● **Requirement**: Your task is to copy the listing exactly, with the pictures left out.

***** Provided material

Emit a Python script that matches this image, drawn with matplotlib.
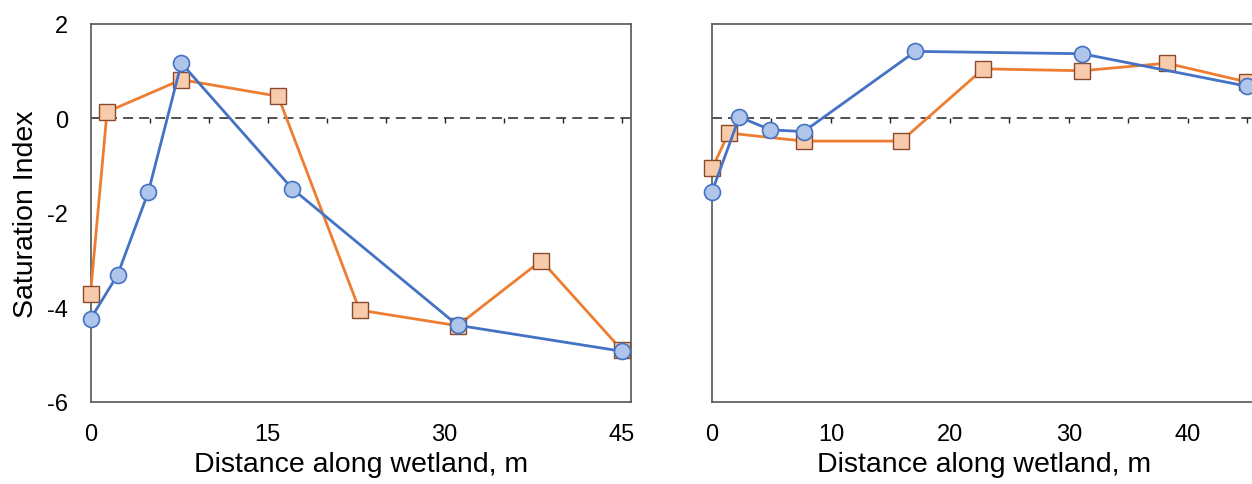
import matplotlib
matplotlib.use('Agg')
import matplotlib.pyplot as plt
import numpy as np

plt.rcParams['font.family'] = ['Liberation Sans', 'DejaVu Sans']
plt.rcParams['axes.unicode_minus'] = False

# distance along the wetland (m) and saturation index, two sites
dist_sq = [0, 1.4, 7.7, 15.9, 22.8, 31.1, 38.2, 45]
dist_ci = [0, 2.3, 4.9, 7.7, 17.1, 31.1, 45]

left_sq = [-3.72, 0.14, 0.82, 0.47, -4.06, -4.39, -3.01, -4.90]
left_ci = [-4.25, -3.31, -1.56, 1.17, -1.49, -4.38, -4.93]

right_sq = [-1.06, -0.31, -0.48, -0.48, 1.05, 1.01, 1.17, 0.77]
right_ci = [-1.55, 0.03, -0.24, -0.28, 1.42, 1.37, 0.68]

left_xticks = [0, 15, 30, 45]
right_xticks = [0, 10, 20, 30, 40]
yticks = [-6, -4, -2, 0, 2]

W, H = 1252, 485
fig = plt.figure(figsize=(W / 100, H / 100), dpi=100)
ax1 = fig.add_axes([90.5 / W, 82.3 / H, 540.5 / W, 377.7 / H])
ax2 = fig.add_axes([712 / W, 82.3 / H, 545 / W, 377.7 / H])

orange, orange_face, orange_edge = '#ED7D31', '#F8CBAD', '#8B4A2B'
blue, blue_face = '#4472C4', '#AFC5E9'


def draw(ax, sq, ci, xticks):
    ax.set_xlim(0, 45.8)
    ax.set_ylim(-6, 2)
    # zero line with small ticks hanging below it
    ax.axhline(0, color='#222222', lw=1.1, ls=(0, (6.5, 4)), zorder=1)
    ax.vlines(np.arange(5, 50, 5), -0.1, 0, color='#222222', lw=1.0, zorder=1)
    ax.plot(dist_sq, sq, color=orange, lw=2.0, marker='s', ms=11.5,
            mfc=orange_face, mec=orange_edge, mew=1.0, zorder=3)
    ax.plot(dist_ci, ci, color=blue, lw=2.0, marker='o', ms=11.5,
            mfc=blue_face, mec=blue, mew=1.2, zorder=4)
    ax.set_xticks(xticks)
    ax.tick_params(axis='x', length=0, pad=15, labelsize=17)
    ax.set_xlabel('Distance along wetland, m', fontsize=20.5, labelpad=5)
    for s in ax.spines.values():
        s.set_color('#555555')
        s.set_linewidth(1.2)
    for m in ax.lines:
        m.set_clip_on(False)


draw(ax1, left_sq, left_ci, left_xticks)
ax1.set_yticks(yticks)
ax1.tick_params(axis='y', length=0, pad=16, labelsize=17)
ax1.set_ylabel('Saturation Index', fontsize=20.5, labelpad=6)

draw(ax2, right_sq, right_ci, right_xticks)
ax2.set_yticks([])
ax2.spines['right'].set_visible(False)

fig.savefig('out.png', dpi=100)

**********

● **Output**:
Emit a Python script that matches this image, drawn with matplotlib.
import matplotlib
matplotlib.use('Agg')
import matplotlib.pyplot as plt
import numpy as np

plt.rcParams['font.family'] = ['Liberation Sans', 'DejaVu Sans']
plt.rcParams['axes.unicode_minus'] = False

# distance along the wetland (m) and saturation index, two sites
dist_sq = [0, 1.4, 7.7, 15.9, 22.8, 31.1, 38.2, 45]
dist_ci = [0, 2.3, 4.9, 7.7, 17.1, 31.1, 45]

left_sq = [-3.72, 0.14, 0.82, 0.47, -4.06, -4.39, -3.01, -4.90]
left_ci = [-4.25, -3.31, -1.56, 1.17, -1.49, -4.38, -4.93]

right_sq = [-1.06, -0.31, -0.48, -0.48, 1.05, 1.01, 1.17, 0.77]
right_ci = [-1.55, 0.03, -0.24, -0.28, 1.42, 1.37, 0.68]

left_xticks = [0, 15, 30, 45]
right_xticks = [0, 10, 20, 30, 40]
yticks = [-6, -4, -2, 0, 2]

W, H = 1252, 485
fig = plt.figure(figsize=(W / 100, H / 100), dpi=100)
ax1 = fig.add_axes([90.5 / W, 82.3 / H, 540.5 / W, 377.7 / H])
ax2 = fig.add_axes([712 / W, 82.3 / H, 545 / W, 377.7 / H])

orange, orange_face, orange_edge = '#ED7D31', '#F8CBAD', '#8B4A2B'
blue, blue_face = '#4472C4', '#AFC5E9'


def draw(ax, sq, ci, xticks):
    ax.set_xlim(0, 45.8)
    ax.set_ylim(-6, 2)
    # zero line with small ticks hanging below it
    ax.axhline(0, color='#222222', lw=1.1, ls=(0, (6.5, 4)), zorder=1)
    ax.vlines(np.arange(5, 50, 5), -0.1, 0, color='#222222', lw=1.0, zorder=1)
    ax.plot(dist_sq, sq, color=orange, lw=2.0, marker='s', ms=11.5,
            mfc=orange_face, mec=orange_edge, mew=1.0, zorder=3)
    ax.plot(dist_ci, ci, color=blue, lw=2.0, marker='o', ms=11.5,
            mfc=blue_face, mec=blue, mew=1.2, zorder=4)
    ax.set_xticks(xticks)
    ax.tick_params(axis='x', length=0, pad=15, labelsize=17)
    ax.set_xlabel('Distance along wetland, m', fontsize=20.5, labelpad=5)
    for s in ax.spines.values():
        s.set_color('#555555')
        s.set_linewidth(1.2)
    for m in ax.lines:
        m.set_clip_on(False)


draw(ax1, left_sq, left_ci, left_xticks)
ax1.set_yticks(yticks)
ax1.tick_params(axis='y', length=0, pad=16, labelsize=17)
ax1.set_ylabel('Saturation Index', fontsize=20.5, labelpad=6)

draw(ax2, right_sq, right_ci, right_xticks)
ax2.set_yticks([])
ax2.spines['right'].set_visible(False)

fig.savefig('out.png', dpi=100)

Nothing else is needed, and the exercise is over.